• _Requirement_:
Exactly the lines between the line containing "Generate a LaTeX" and the line containing "(5,10) rectangle (1560,843);", together with those two lines, are to be output.
** START OF Extracted material **
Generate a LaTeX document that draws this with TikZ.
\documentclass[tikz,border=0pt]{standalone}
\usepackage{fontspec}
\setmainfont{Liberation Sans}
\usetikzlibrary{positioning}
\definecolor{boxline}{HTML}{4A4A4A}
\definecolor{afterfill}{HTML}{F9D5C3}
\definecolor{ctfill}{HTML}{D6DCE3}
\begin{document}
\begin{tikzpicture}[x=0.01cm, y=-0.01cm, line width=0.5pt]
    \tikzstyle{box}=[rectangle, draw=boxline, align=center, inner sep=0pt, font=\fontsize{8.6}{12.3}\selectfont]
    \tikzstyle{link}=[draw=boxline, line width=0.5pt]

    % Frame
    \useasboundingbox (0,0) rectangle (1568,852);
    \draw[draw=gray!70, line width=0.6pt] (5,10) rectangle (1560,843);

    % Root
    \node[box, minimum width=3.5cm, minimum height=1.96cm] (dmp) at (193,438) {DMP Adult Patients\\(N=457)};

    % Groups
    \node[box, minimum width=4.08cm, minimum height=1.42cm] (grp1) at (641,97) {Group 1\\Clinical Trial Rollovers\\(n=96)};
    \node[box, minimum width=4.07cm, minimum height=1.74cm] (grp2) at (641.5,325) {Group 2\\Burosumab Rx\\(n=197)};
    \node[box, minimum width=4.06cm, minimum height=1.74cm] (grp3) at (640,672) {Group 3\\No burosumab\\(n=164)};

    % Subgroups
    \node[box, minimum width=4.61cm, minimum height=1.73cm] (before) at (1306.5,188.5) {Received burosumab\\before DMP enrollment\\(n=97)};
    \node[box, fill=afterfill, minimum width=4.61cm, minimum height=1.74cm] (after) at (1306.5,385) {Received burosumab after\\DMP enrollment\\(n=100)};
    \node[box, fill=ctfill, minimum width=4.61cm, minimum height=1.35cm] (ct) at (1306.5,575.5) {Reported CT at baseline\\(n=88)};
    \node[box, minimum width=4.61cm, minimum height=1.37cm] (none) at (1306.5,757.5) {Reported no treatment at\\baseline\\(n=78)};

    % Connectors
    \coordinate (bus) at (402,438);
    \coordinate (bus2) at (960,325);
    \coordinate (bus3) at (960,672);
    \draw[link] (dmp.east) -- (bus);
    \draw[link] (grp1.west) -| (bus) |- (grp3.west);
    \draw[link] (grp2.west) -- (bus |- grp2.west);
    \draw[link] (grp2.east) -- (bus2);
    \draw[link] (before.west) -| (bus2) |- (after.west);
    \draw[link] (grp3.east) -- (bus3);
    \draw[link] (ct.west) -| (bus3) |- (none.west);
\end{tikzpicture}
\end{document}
** END OF Extracted material **
** START OF Extracted material **
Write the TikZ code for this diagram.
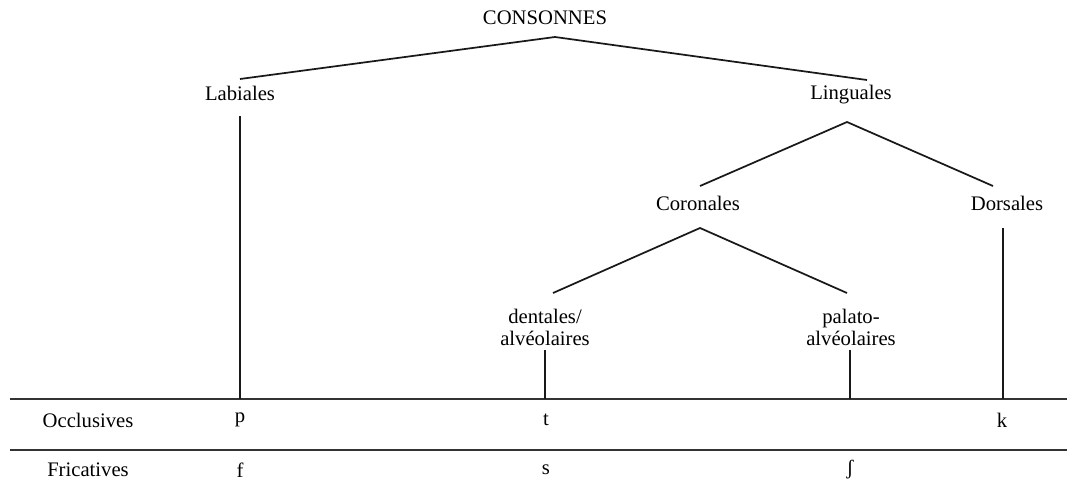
** END OF Extracted material **
• _Solution to this exercise_:
Generate a LaTeX document that draws this with TikZ.
\documentclass[tikz,border=0pt]{standalone}
\usepackage{fontspec}
\setmainfont{Liberation Sans}
\usetikzlibrary{positioning}
\definecolor{boxline}{HTML}{4A4A4A}
\definecolor{afterfill}{HTML}{F9D5C3}
\definecolor{ctfill}{HTML}{D6DCE3}
\begin{document}
\begin{tikzpicture}[x=0.01cm, y=-0.01cm, line width=0.5pt]
    \tikzstyle{box}=[rectangle, draw=boxline, align=center, inner sep=0pt, font=\fontsize{8.6}{12.3}\selectfont]
    \tikzstyle{link}=[draw=boxline, line width=0.5pt]

    % Frame
    \useasboundingbox (0,0) rectangle (1568,852);
    \draw[draw=gray!70, line width=0.6pt] (5,10) rectangle (1560,843);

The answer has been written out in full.